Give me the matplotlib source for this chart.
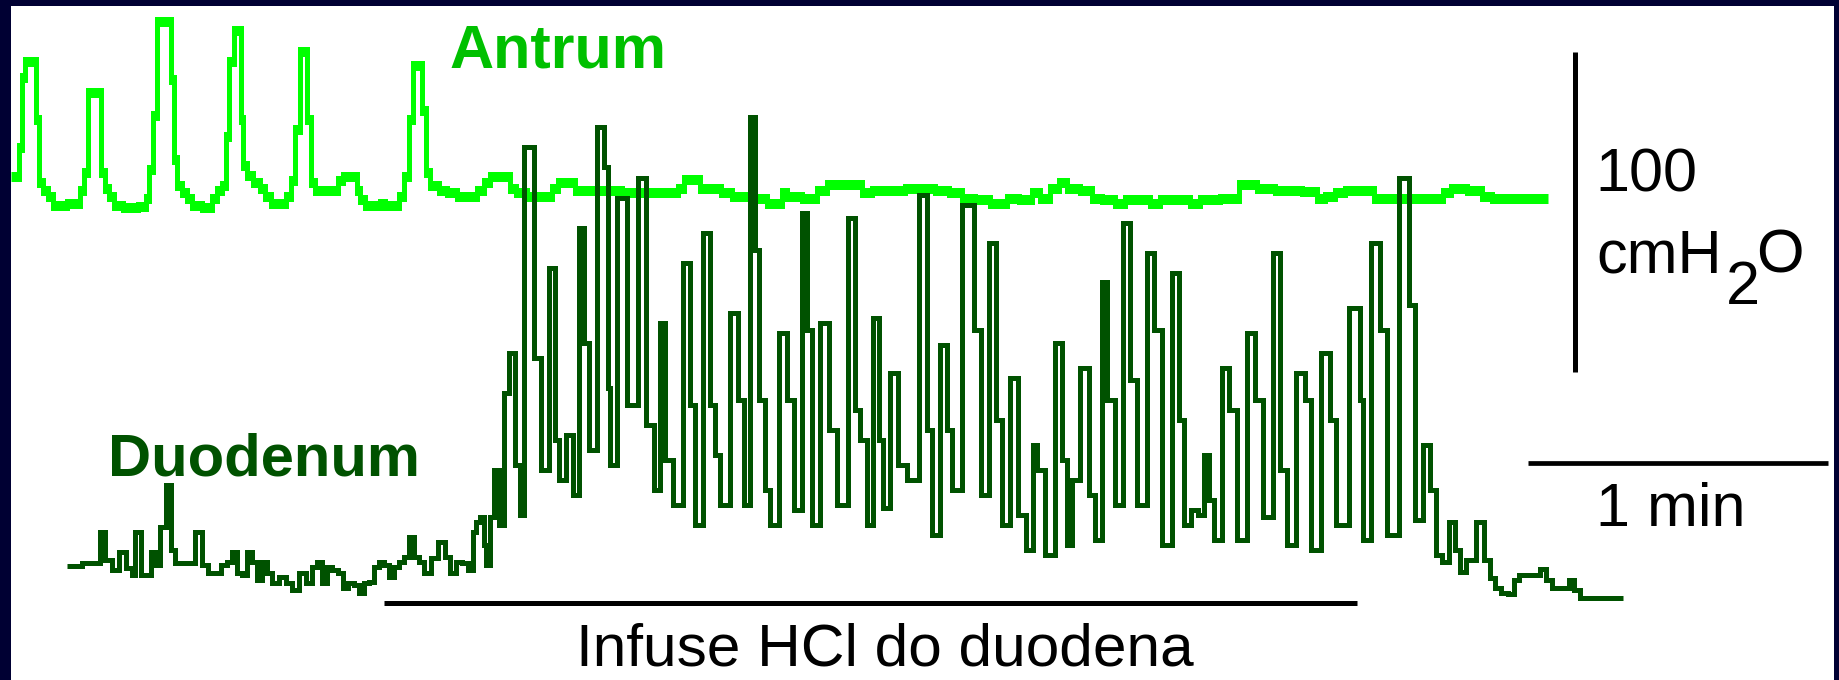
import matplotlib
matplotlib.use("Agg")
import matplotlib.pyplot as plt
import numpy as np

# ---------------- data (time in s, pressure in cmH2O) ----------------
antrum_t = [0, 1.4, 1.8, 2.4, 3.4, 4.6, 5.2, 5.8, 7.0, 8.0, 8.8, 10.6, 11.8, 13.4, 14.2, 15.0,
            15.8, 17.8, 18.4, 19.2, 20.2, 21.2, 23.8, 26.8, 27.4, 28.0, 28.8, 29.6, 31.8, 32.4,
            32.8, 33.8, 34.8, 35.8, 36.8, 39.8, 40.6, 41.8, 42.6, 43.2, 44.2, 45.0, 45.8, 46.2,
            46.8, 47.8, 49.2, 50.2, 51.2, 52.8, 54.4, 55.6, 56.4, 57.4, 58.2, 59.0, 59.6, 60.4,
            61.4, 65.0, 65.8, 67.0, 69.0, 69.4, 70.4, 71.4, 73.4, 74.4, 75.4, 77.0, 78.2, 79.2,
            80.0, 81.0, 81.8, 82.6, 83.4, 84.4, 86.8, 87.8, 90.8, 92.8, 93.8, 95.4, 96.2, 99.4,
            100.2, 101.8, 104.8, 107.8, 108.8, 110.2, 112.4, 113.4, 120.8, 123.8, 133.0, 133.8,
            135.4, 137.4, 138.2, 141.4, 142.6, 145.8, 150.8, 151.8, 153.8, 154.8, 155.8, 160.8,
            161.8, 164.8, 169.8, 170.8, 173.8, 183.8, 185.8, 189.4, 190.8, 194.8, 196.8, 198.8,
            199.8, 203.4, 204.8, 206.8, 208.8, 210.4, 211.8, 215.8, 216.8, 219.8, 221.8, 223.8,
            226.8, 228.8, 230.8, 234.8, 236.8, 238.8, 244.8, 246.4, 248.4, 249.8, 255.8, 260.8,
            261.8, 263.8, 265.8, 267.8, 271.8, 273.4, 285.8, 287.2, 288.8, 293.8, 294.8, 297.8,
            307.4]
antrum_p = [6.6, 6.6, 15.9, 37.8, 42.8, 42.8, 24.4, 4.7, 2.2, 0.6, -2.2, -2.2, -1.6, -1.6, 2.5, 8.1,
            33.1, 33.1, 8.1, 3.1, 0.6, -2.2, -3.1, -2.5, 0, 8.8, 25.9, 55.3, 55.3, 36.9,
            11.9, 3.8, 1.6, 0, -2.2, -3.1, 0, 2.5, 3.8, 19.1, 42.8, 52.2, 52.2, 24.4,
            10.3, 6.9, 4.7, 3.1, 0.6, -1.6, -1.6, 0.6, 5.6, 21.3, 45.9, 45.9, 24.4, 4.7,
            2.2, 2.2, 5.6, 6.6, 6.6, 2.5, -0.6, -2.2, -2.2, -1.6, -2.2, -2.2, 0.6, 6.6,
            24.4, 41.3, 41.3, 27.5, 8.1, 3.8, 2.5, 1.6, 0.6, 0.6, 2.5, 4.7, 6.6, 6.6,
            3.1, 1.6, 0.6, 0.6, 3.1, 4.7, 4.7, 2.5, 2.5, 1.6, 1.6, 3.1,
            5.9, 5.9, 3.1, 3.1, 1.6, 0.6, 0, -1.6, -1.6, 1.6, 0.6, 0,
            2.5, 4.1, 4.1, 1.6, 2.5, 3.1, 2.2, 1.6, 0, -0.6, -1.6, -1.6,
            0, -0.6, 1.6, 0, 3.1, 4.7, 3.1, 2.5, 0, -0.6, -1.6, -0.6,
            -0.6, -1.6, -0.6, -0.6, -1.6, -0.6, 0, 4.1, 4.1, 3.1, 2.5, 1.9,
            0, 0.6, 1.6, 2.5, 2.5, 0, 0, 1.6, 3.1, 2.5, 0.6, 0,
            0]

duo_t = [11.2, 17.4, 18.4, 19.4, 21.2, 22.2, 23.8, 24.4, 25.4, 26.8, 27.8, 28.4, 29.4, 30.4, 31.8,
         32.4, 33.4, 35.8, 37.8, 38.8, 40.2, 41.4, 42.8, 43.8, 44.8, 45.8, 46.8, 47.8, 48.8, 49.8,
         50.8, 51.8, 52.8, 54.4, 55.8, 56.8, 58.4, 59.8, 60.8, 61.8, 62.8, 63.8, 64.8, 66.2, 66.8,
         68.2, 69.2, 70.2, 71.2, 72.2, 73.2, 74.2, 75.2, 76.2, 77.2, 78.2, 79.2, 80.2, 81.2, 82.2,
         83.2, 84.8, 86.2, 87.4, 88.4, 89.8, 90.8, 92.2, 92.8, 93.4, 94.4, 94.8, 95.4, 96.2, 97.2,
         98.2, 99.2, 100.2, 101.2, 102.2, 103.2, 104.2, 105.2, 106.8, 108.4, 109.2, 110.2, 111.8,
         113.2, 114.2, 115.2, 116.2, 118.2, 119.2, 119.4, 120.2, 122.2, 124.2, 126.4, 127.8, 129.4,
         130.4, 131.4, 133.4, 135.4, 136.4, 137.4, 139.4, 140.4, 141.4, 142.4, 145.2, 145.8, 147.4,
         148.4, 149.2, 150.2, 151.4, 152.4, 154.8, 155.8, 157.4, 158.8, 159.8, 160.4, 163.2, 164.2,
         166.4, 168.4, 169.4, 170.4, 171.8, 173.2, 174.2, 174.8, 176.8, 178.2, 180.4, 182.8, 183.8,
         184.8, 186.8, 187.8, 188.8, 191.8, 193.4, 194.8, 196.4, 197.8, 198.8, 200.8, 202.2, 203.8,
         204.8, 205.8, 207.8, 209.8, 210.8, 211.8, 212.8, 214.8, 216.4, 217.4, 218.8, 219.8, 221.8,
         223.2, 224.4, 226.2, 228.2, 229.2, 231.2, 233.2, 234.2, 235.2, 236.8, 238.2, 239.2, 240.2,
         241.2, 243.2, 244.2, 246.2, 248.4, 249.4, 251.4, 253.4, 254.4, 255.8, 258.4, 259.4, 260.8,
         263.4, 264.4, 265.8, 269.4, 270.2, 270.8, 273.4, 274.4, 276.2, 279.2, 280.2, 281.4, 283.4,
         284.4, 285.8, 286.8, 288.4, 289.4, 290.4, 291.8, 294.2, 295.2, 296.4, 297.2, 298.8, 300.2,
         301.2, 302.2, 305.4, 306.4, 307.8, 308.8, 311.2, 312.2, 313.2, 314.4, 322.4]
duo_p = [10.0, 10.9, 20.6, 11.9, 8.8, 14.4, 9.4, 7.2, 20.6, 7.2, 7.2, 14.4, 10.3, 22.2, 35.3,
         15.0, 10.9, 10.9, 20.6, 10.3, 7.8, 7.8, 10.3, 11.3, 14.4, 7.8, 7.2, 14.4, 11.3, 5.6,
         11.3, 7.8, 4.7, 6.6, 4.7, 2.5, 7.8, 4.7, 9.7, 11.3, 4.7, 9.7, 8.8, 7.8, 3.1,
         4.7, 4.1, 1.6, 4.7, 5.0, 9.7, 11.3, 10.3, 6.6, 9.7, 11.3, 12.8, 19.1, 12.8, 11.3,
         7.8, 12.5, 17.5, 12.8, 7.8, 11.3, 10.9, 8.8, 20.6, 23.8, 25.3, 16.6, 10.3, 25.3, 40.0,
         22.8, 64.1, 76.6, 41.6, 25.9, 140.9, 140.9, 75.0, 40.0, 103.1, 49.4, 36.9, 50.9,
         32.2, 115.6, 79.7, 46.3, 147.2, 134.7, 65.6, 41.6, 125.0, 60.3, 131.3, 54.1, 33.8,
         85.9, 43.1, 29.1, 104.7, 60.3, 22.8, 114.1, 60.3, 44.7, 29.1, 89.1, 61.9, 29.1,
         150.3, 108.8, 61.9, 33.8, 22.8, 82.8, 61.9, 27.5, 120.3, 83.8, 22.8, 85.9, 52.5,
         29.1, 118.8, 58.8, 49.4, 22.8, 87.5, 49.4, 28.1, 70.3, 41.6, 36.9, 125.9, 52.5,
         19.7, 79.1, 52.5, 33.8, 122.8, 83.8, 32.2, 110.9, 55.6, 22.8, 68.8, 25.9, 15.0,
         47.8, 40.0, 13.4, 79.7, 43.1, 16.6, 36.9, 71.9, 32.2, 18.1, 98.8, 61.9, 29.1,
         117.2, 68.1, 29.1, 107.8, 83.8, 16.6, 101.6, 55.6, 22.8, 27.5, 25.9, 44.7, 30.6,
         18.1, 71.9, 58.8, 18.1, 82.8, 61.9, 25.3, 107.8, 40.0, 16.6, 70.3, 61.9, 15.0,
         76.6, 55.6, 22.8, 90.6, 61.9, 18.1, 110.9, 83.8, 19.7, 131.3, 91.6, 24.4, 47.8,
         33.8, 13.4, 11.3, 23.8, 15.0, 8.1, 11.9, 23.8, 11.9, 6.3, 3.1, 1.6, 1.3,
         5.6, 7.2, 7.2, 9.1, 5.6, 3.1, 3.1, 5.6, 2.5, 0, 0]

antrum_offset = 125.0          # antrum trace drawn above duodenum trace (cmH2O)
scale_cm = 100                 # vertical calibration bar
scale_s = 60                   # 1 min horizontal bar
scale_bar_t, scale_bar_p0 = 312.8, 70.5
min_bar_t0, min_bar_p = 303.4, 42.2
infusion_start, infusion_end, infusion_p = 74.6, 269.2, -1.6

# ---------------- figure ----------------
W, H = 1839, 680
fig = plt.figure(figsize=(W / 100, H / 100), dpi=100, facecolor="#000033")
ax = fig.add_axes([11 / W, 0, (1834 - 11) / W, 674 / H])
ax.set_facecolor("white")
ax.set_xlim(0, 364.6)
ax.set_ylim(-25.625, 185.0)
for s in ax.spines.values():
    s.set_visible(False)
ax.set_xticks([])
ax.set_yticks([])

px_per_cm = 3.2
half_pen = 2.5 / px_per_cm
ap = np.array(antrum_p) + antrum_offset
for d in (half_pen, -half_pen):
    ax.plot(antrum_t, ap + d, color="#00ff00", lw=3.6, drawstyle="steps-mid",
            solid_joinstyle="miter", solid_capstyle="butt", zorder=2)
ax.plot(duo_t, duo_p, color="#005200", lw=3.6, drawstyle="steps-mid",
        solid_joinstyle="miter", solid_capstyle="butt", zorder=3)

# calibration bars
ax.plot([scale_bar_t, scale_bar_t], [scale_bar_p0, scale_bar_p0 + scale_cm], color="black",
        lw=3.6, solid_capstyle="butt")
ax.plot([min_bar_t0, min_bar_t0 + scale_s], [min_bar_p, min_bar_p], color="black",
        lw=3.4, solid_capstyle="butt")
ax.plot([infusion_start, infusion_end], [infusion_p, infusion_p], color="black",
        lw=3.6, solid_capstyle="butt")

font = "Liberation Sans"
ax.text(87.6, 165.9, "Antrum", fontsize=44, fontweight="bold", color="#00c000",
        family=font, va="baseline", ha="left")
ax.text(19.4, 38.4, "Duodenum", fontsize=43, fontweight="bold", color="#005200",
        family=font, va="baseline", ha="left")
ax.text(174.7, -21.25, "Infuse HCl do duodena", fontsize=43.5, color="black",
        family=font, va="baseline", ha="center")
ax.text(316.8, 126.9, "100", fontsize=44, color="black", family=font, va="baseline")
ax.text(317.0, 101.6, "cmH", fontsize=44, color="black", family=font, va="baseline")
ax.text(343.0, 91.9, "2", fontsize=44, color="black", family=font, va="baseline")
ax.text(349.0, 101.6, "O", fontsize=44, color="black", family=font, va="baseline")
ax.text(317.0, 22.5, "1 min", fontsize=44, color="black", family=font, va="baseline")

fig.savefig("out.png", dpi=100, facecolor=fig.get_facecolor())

------------------------

Exactly as they appear, print the lines of the listing above from its first line through the line that contains "import numpy as np", minus the pictures.

Give me the matplotlib source for this chart.
import matplotlib
matplotlib.use("Agg")
import matplotlib.pyplot as plt
import numpy as np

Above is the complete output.